I assume that "pretty fast" depends on the phone. My old Pixel 4a ran Gemma-3n-E2B-it-int4 without problems. Still, it took over 10 minutes to finish answering "What can you see?" when given an image from my recent photos.
As a another data point, on E4B, my Pixel 6 Pro (Tensor v1, Oct 2021) is getting about 4.4 t/s decode on a picture of a glass of milk, and over 6 t/s on text chat. It's amazing, I never dreamed I'd be viably running an 8 billion param model when I got it 4 years ago. And kudos to the Pixel team for including 12 GB of RAM when even today PC makers think they can get away with selling 8.
("What can you see?"; photo of small monitor displaying stats in my home office)
1st token: 7.48s
Prefill speed: 35.02 tokens/s
Decode speed: 5.72 tokens/s
Latency: 86.88s
It did a pretty good job, the photo had lots of glare and was at a bad angle and a distance, with small text; it picked out weather, outdoor temperature, CO2/ppm, temp/C, pm2.5/ug/m^3 in the office; Misread "Homelab" as "Household" but got the UPS load and power correctly, Misread "Homelab" again (smaller text this time) as "Hereford" but got the power in W, and misread "Wed May 21" on the weather map as "World May 21".

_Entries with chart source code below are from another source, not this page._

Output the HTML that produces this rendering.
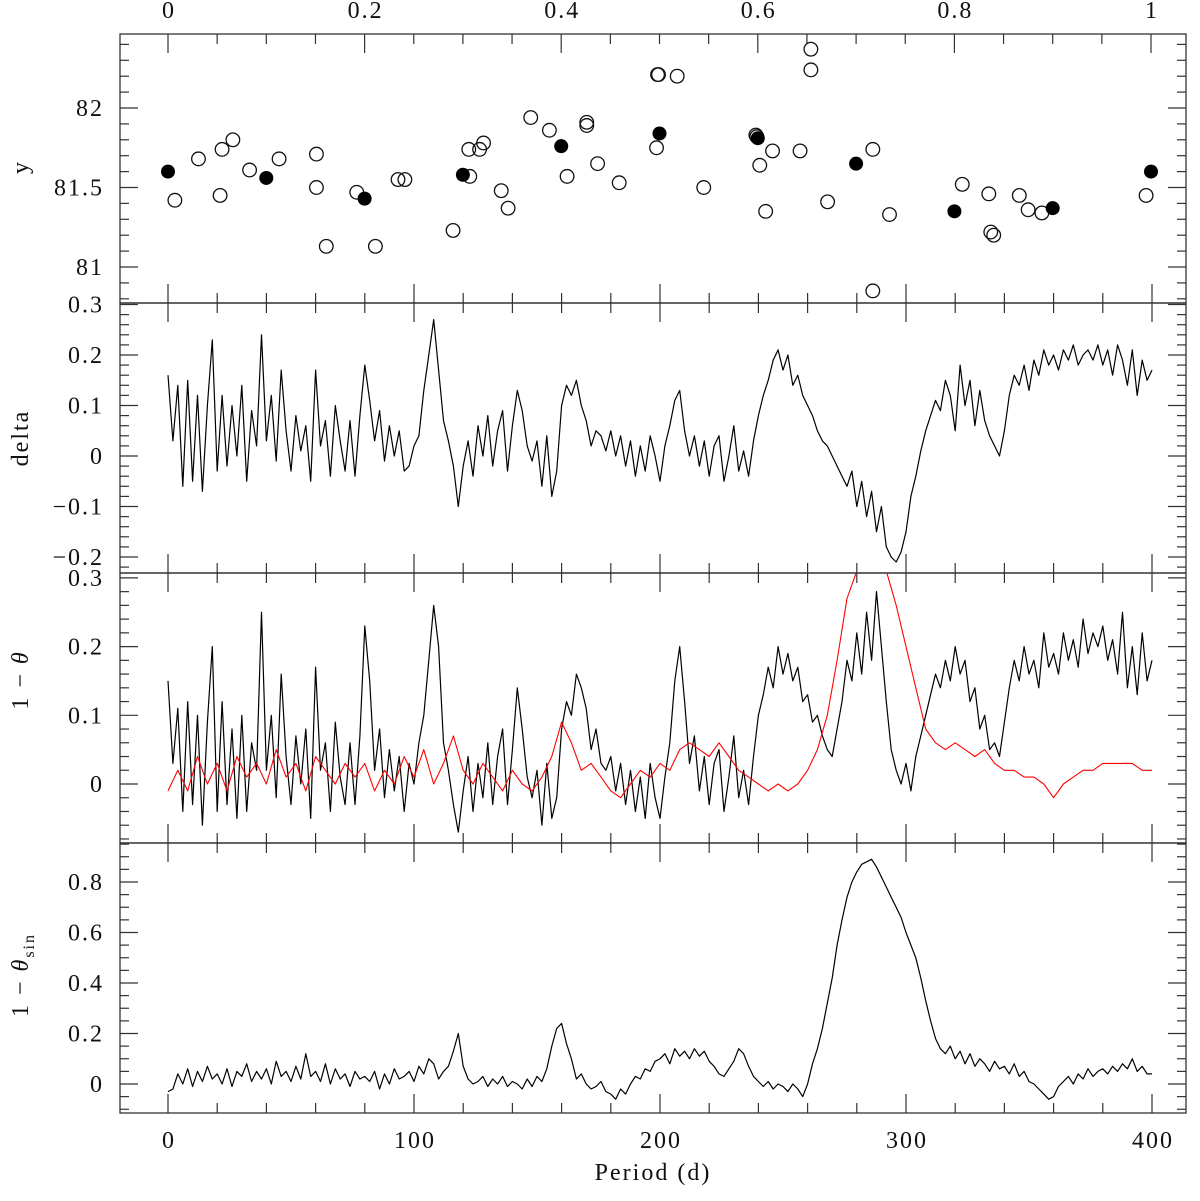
<!DOCTYPE html>
<html><head><meta charset="utf-8"><style>
html,body{margin:0;padding:0;background:#fff;}
svg text{font-family:"Liberation Serif",serif;font-size:24px;letter-spacing:2px;fill:#111;}
</style></head><body>
<svg id="chart" width="1200" height="1196" xmlns="http://www.w3.org/2000/svg"></svg>
<script>
// ---- data ----
const openPhase=[0.007,0.031,0.053,0.055,0.066,0.083,0.113,0.151,0.151,0.161,0.192,0.211,0.234,0.241,0.290,0.306,0.307,0.317,0.321,0.339,0.346,0.369,0.388,0.406,0.426,0.426,0.437,0.459,0.497,0.498,0.499,0.518,0.545,0.598,0.599,0.602,0.608,0.615,0.643,0.654,0.654,0.671,0.717,0.717,0.734,0.808,0.835,0.837,0.840,0.866,0.875,0.889,0.995];
const openMag=[81.42,81.68,81.45,81.74,81.80,81.61,81.68,81.71,81.50,81.13,81.47,81.13,81.55,81.55,81.23,81.74,81.57,81.74,81.78,81.48,81.37,81.94,81.86,81.57,81.91,81.89,81.65,81.53,81.75,82.21,82.21,82.20,81.50,81.83,81.82,81.64,81.35,81.73,81.73,82.37,82.24,81.41,81.74,80.85,81.33,81.52,81.46,81.22,81.20,81.45,81.36,81.34,81.45];
const filledPhase=[0,0.1,0.2,0.3,0.4,0.5,0.6,0.7,0.8,0.9,1.0];
const filledMag=[81.60,81.56,81.43,81.58,81.76,81.84,81.81,81.65,81.35,81.37,81.60];
const periodStep=2;
const deltaVals=[0.16,0.03,0.14,-0.06,0.15,-0.05,0.12,-0.07,0.10,0.23,
-0.03,0.12,-0.02,0.10,0.00,0.14,-0.05,0.09,0.02,0.24,
0.03,0.12,-0.01,0.17,0.05,-0.03,0.08,0.01,0.06,-0.05,
0.17,0.02,0.07,-0.04,0.10,0.03,-0.03,0.07,-0.04,0.08,
0.18,0.11,0.03,0.09,-0.01,0.06,0.00,0.05,-0.03,-0.02,
0.02,0.04,0.13,0.20,0.27,0.17,0.07,0.03,-0.02,-0.10,
-0.02,0.03,-0.04,0.06,0.00,0.08,-0.02,0.05,0.09,-0.03,
0.06,0.13,0.09,0.02,-0.01,0.03,-0.06,0.04,-0.08,-0.03,
0.10,0.14,0.12,0.15,0.10,0.07,0.02,0.05,0.04,0.01,
0.05,0.00,0.04,-0.02,0.03,-0.04,0.02,-0.03,0.04,0.00,
-0.05,0.02,0.06,0.11,0.13,0.05,0.00,0.04,-0.02,0.03,
-0.04,0.02,0.04,-0.05,0.00,0.06,-0.03,0.01,-0.04,0.03,
0.08,0.12,0.15,0.19,0.21,0.17,0.20,0.14,0.16,0.12,
0.10,0.08,0.05,0.03,0.02,0.00,-0.02,-0.04,-0.06,-0.03,
-0.10,-0.05,-0.12,-0.07,-0.15,-0.10,-0.18,-0.20,-0.21,-0.19,
-0.15,-0.08,-0.04,0.01,0.05,0.08,0.11,0.09,0.15,0.12,
0.05,0.18,0.10,0.15,0.06,0.13,0.07,0.04,0.02,0.00,
0.05,0.12,0.16,0.14,0.18,0.13,0.19,0.16,0.21,0.18,
0.20,0.17,0.21,0.19,0.22,0.18,0.20,0.21,0.19,0.22,
0.18,0.21,0.16,0.22,0.19,0.14,0.21,0.12,0.19,0.15,0.17];
const thetaVals=[0.15,0.03,0.11,-0.04,0.12,-0.03,0.10,-0.06,0.09,0.20,
-0.04,0.12,-0.03,0.08,-0.05,0.10,-0.04,0.06,0.02,0.25,
0.02,0.10,-0.02,0.16,0.04,-0.03,0.07,0.00,0.08,-0.05,
0.17,0.02,0.06,-0.04,0.09,0.01,-0.03,0.06,-0.03,0.07,
0.23,0.15,0.02,0.08,-0.02,0.05,-0.01,0.04,-0.04,0.03,
0.00,0.06,0.10,0.18,0.26,0.20,0.06,0.02,-0.03,-0.07,
-0.01,0.04,-0.04,0.03,-0.02,0.06,-0.03,0.04,0.08,-0.03,
0.05,0.14,0.08,0.01,-0.02,0.02,-0.06,0.03,-0.05,-0.02,
0.08,0.12,0.10,0.16,0.14,0.11,0.05,0.08,0.03,0.02,
0.04,-0.01,0.03,-0.03,0.02,-0.04,0.01,-0.05,0.03,-0.02,
-0.05,0.01,0.06,0.15,0.20,0.12,0.03,0.07,-0.01,0.04,
-0.03,0.03,0.05,-0.04,0.01,0.07,-0.02,0.02,-0.03,0.04,
0.10,0.13,0.17,0.14,0.20,0.16,0.19,0.15,0.17,0.12,
0.13,0.09,0.10,0.07,0.05,0.04,0.08,0.12,0.18,0.15,
0.22,0.16,0.25,0.18,0.28,0.20,0.12,0.05,0.02,0.00,
0.03,-0.01,0.04,0.07,0.10,0.13,0.16,0.14,0.18,0.15,
0.20,0.16,0.18,0.12,0.14,0.08,0.10,0.05,0.06,0.04,
0.09,0.14,0.18,0.15,0.20,0.16,0.18,0.14,0.22,0.17,
0.19,0.16,0.22,0.18,0.21,0.17,0.24,0.19,0.22,0.20,
0.23,0.18,0.21,0.16,0.25,0.14,0.20,0.13,0.22,0.15,0.18];
const redStep=4;
const thetaRedVals=[-0.01,0.02,-0.01,0.04,0.00,0.03,-0.01,0.04,0.01,0.03,
0.00,0.05,0.01,0.03,-0.01,0.04,0.02,0.00,0.03,0.01,
0.03,-0.01,0.02,0.00,0.04,0.01,0.05,0.00,0.03,0.07,
0.02,0.00,0.03,0.01,-0.01,0.02,0.00,-0.01,0.01,0.04,
0.09,0.06,0.02,0.03,0.01,-0.01,-0.02,0.00,0.02,0.01,
0.03,0.02,0.05,0.06,0.05,0.04,0.06,0.04,0.02,0.01,
0.00,-0.01,0.00,-0.01,0.00,0.02,0.05,0.10,0.18,0.27,
0.31,0.32,0.32,0.31,0.26,0.20,0.14,0.08,0.06,0.05,
0.06,0.05,0.04,0.05,0.03,0.02,0.02,0.01,0.01,0.00,
-0.02,0.00,0.01,0.02,0.02,0.03,0.03,0.03,0.03,0.02,0.02];
const sinVals=[-0.03,-0.02,0.04,0.00,0.06,-0.01,0.05,0.01,0.07,0.02,
0.04,0.00,0.06,-0.01,0.05,0.03,0.08,0.01,0.05,0.02,
0.06,0.00,0.09,0.03,0.05,0.01,0.07,0.02,0.12,0.03,
0.05,0.01,0.08,0.00,0.06,0.02,0.04,-0.01,0.05,0.02,
0.03,0.01,0.05,-0.02,0.04,0.00,0.06,0.02,0.03,0.05,
0.01,0.07,0.04,0.10,0.08,0.02,0.05,0.07,0.13,0.20,
0.07,0.02,0.00,0.01,0.03,-0.01,0.02,0.00,0.03,-0.01,
0.01,0.00,-0.02,0.02,-0.01,0.03,0.01,0.06,0.15,0.22,
0.24,0.16,0.10,0.02,0.04,0.00,-0.02,-0.01,0.01,-0.03,
-0.04,-0.06,-0.02,-0.04,0.00,0.03,0.02,0.06,0.05,0.09,
0.10,0.12,0.08,0.14,0.11,0.13,0.10,0.14,0.11,0.13,
0.09,0.07,0.04,0.03,0.06,0.09,0.14,0.12,0.07,0.03,
0.01,-0.01,0.01,-0.02,0.00,-0.01,-0.03,0.00,-0.02,-0.05,
0.00,0.08,0.14,0.22,0.32,0.42,0.55,0.65,0.74,0.80,
0.84,0.87,0.88,0.89,0.86,0.82,0.78,0.74,0.70,0.66,
0.60,0.55,0.50,0.42,0.33,0.25,0.18,0.14,0.12,0.15,
0.10,0.13,0.08,0.12,0.07,0.10,0.08,0.05,0.09,0.06,
0.07,0.04,0.08,0.03,0.05,0.01,0.00,-0.02,-0.04,-0.06,
-0.05,-0.01,0.01,0.03,0.00,0.04,0.02,0.06,0.03,0.05,
0.06,0.04,0.07,0.05,0.08,0.06,0.10,0.05,0.07,0.04,0.04];
const periodTicks=[0,100,200,300,400];
const phaseTicks=[0,0.2,0.4,0.6,0.8,1];

// ---- layout ----
const NS='http://www.w3.org/2000/svg';
const svg=document.getElementById('chart');
const L=120,R=1186;
const px=p=>168+(p)*2.46;
const phx=f=>168+f*983;
function mk(tag,attrs,parent){const e=document.createElementNS(NS,tag);for(const k in attrs)e.setAttribute(k,attrs[k]);(parent||svg).appendChild(e);return e;}
function lin(v0,p0,v1,p1){return v=>p0+(v-v0)*(p1-p0)/(v1-v0);}
const panels=[
 {name:'magnitude-panel',top:34,bot:303,y:lin(81,267,82,108),lo:80.77,hi:82.44,maj:0.5,min:0.1,labels:[81,81.5,82]},
 {name:'delta-panel',top:303,bot:573,y:lin(0,456,0.1,405.5),lo:-0.232,hi:0.3,maj:0.1,min:0.02,labels:[-0.2,-0.1,0,0.1,0.2,0.3]},
 {name:'theta-panel',top:573,bot:843,y:lin(0,784,0.1,715.3),lo:-0.088,hi:0.306,maj:0.1,min:0.02,labels:[0,0.1,0.2,0.3]},
 {name:'theta-sin-panel',top:843,bot:1113,y:lin(0,1084,0.8,882),lo:-0.115,hi:0.955,maj:0.2,min:0.05,labels:[0,0.2,0.4,0.6,0.8]}
];
function fmtNum(v){if(Math.abs(v)<1e-9)return '0';let s=(Math.round(v*10)/10).toString();return s.replace('-','\u2212');}

panels.forEach((P,i)=>{
  const g=mk('g',{});
  
  
  const fr=mk('rect',{x:L,y:P.top,width:R-L,height:P.bot-P.top,fill:'none',stroke:'#333','stroke-width':1.3},g);
  
  
  const n0=Math.ceil(P.lo/P.min-1e-6),n1=Math.floor(P.hi/P.min+1e-6);
  for(let n=n0;n<=n1;n++){const v=n*P.min;const y=P.y(v);if(y<P.top-0.5||y>P.bot+0.5)continue;
    const major=Math.abs(v/P.maj-Math.round(v/P.maj))<1e-6;const len=major?18:9;
    mk('line',{x1:L,x2:L+len,y1:y,y2:y,stroke:'#333','stroke-width':1.2},g);
    mk('line',{x1:R,x2:R-len,y1:y,y2:y,stroke:'#333','stroke-width':1.2},g);}
  P.labels.forEach(v=>{const t=mk('text',{x:104,y:P.y(v)+8,'text-anchor':'end'},g);t.textContent=i===0?String(v):fmtNum(v);
    });
  for(let d=0;d<=400;d+=20){const x=px(d);const major=d%100===0;const len=major?19:10;
    if(i>0){mk('line',{x1:x,x2:x,y1:P.top,y2:P.top+len,stroke:'#333','stroke-width':1.2},g);}
    mk('line',{x1:x,x2:x,y1:P.bot,y2:P.bot-len,stroke:'#333','stroke-width':1.2},g);}
  if(i===0){for(let k=0;k<=20;k++){const f=k*0.05;const x=phx(f);const major=k%4===0;const len=major?19:10;
    mk('line',{x1:x,x2:x,y1:P.top,y2:P.top+len,stroke:'#333','stroke-width':1.2},g);}}
});
phaseTicks.forEach(f=>{const t=mk('text',{x:phx(f)+1,y:18,'text-anchor':'middle'});t.textContent=String(f);
  });
periodTicks.forEach(d=>{const t=mk('text',{x:px(d)+1,y:1148,'text-anchor':'middle'});t.textContent=String(d);
  });
const xt=mk('text',{x:653,y:1180,'text-anchor':'middle'});xt.textContent='Period (d)';


function ytitle(y,html,name){const t=mk('text',{transform:`translate(28,${y}) rotate(-90)`,'text-anchor':'middle'});t.innerHTML=html;
  }
ytitle(167,'y','y-axis-title-magnitude');
ytitle(438,'delta','y-axis-title-delta');
ytitle(680,'1 \u2212 <tspan font-style="italic">\u03b8</tspan>','y-axis-title-theta');
ytitle(975,'1 \u2212 <tspan font-style="italic">\u03b8</tspan><tspan font-size="16" dy="6">sin</tspan>','y-axis-title-theta-sin');

const defs=mk('defs',{});
panels.forEach((P,i)=>{const c=mk('clipPath',{id:'clip'+i},defs);mk('rect',{x:L,y:P.top,width:R-L,height:P.bot-P.top},c);});

const P0=panels[0];
openPhase.forEach((f,k)=>{const c=mk('circle',{cx:phx(f),cy:P0.y(openMag[k]),r:6.8,fill:'none',stroke:'#111','stroke-width':1.3,'clip-path':'url(#clip0)'});
  });
filledPhase.forEach((f,k)=>{const c=mk('circle',{cx:phx(f),cy:P0.y(filledMag[k]),r:7,fill:'#000'});
  });

function series(vals,step,P,i,color,name,w){const d=vals.map((v,k)=>(k?'L':'M')+px(k*step).toFixed(1)+','+P.y(v).toFixed(1)).join('');
  const p=mk('path',{d:d,fill:'none',stroke:color,'stroke-width':w,'stroke-linejoin':'round','clip-path':`url(#clip${i})`});
  }
series(deltaVals,periodStep,panels[1],1,'#000','delta-line',1.2);
series(thetaVals,periodStep,panels[2],2,'#000','theta-line',1.2);
series(thetaRedVals,redStep,panels[2],2,'#ff0000','theta-red-line',1.1);
series(sinVals,periodStep,panels[3],3,'#000','theta-sin-line',1.2);
</script>
</body></html>
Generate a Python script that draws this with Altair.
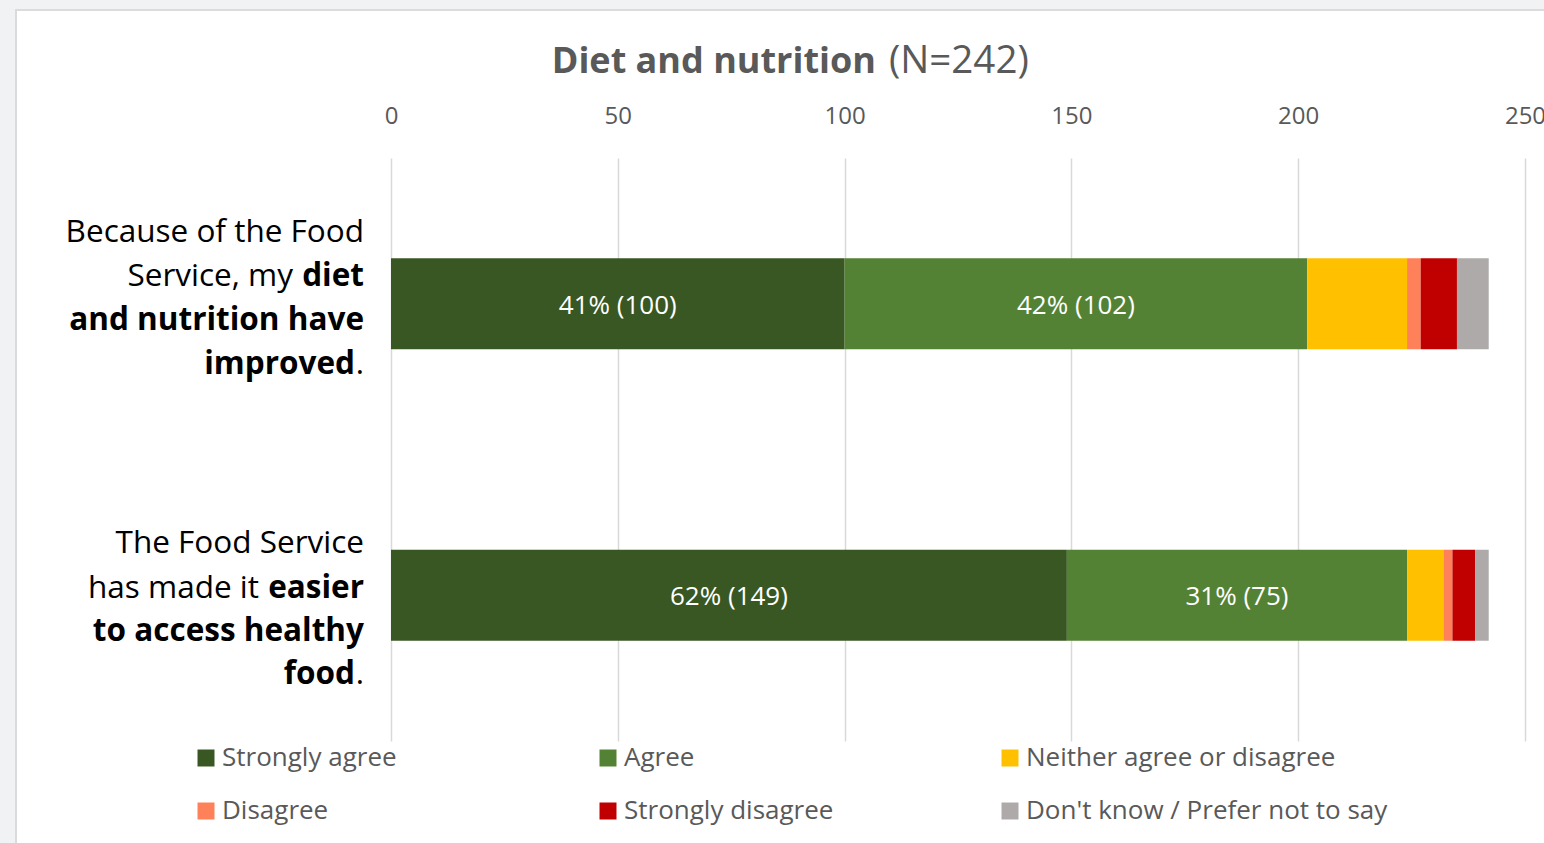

Overall very good considering how poor the input image was.
In my case, it was pretty fast i would say, using S24 Fe, on Gemma3n E2B int 4, it took around 20 seconds to answer "Describe this image". And the result was pretty amazing.
Final stats:
15.9 seconds to first token
16.4 tokens/second prefill speed
0.33 tokens/second decode speed
662 seconds to complete the answer